Song, X. and Jin, X. and Qi, J. and Liu, J. (2026) Dual alignment : Partial negative and soft-label alignment for text-to-image person retrieval. Information Fusion, 127: 103644. ISSN 1566-2535
TIReID_InformationFusion_1_.pdf - Accepted Version
Available under License Creative Commons Attribution.
Download (12MB)
Abstract
Text-to-image person retrieval is a task to retrieve the right matched images based on a given textual description of the interested person. The main challenge lies in the inherent modal difference between texts and images. Most existing works narrow the modality gap by aligning the feature representations of text and image in a latent embedding space.

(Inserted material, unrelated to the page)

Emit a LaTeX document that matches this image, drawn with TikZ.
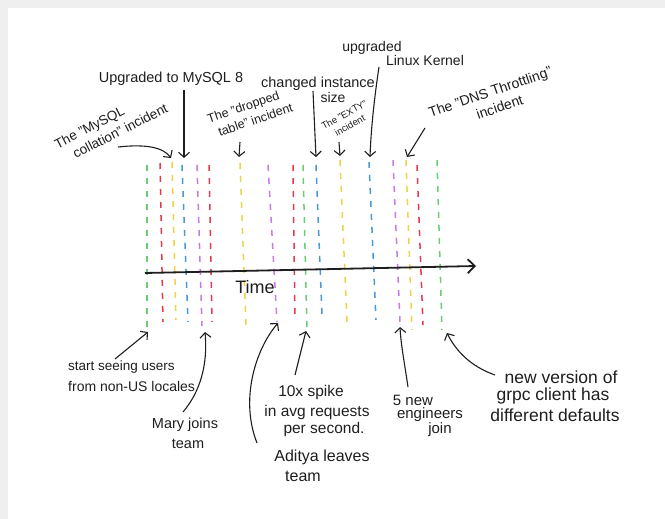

However, these methods usually leverage the hard label and mine insufficient or incorrect hard negatives to achieve cross-modal alignment, generating incorrect hard negative pairs so as to suboptimal performance. To tackle the above problems, we propose a dual alignment framework, Partial negative and Soft-label Alignment (PASA), which includes the partial negative alignment (PA) strategy and the Soft-label Alignment (SA) strategy. Specifically, PA pushes far away the hard negatives in the triplet loss by considering a certain amount of negatives within each mini-batch as hard negatives, preventing the distraction to the positive text–image pairs. Based on PA, SA further achieves the alignment between the similarity distribution on these hard negatives by the manner of soft-label, as well as the alignment between inter-modal and intra-modal. Extensive experiments on three public datasets, CUHK-PEDES, ICFG-PEDES and RSTPReid, demonstrate that our proposed PASA method can consistently improve the performance of text-to-image person retrieval, and achieve new state-of-the-art results on the above three datasets.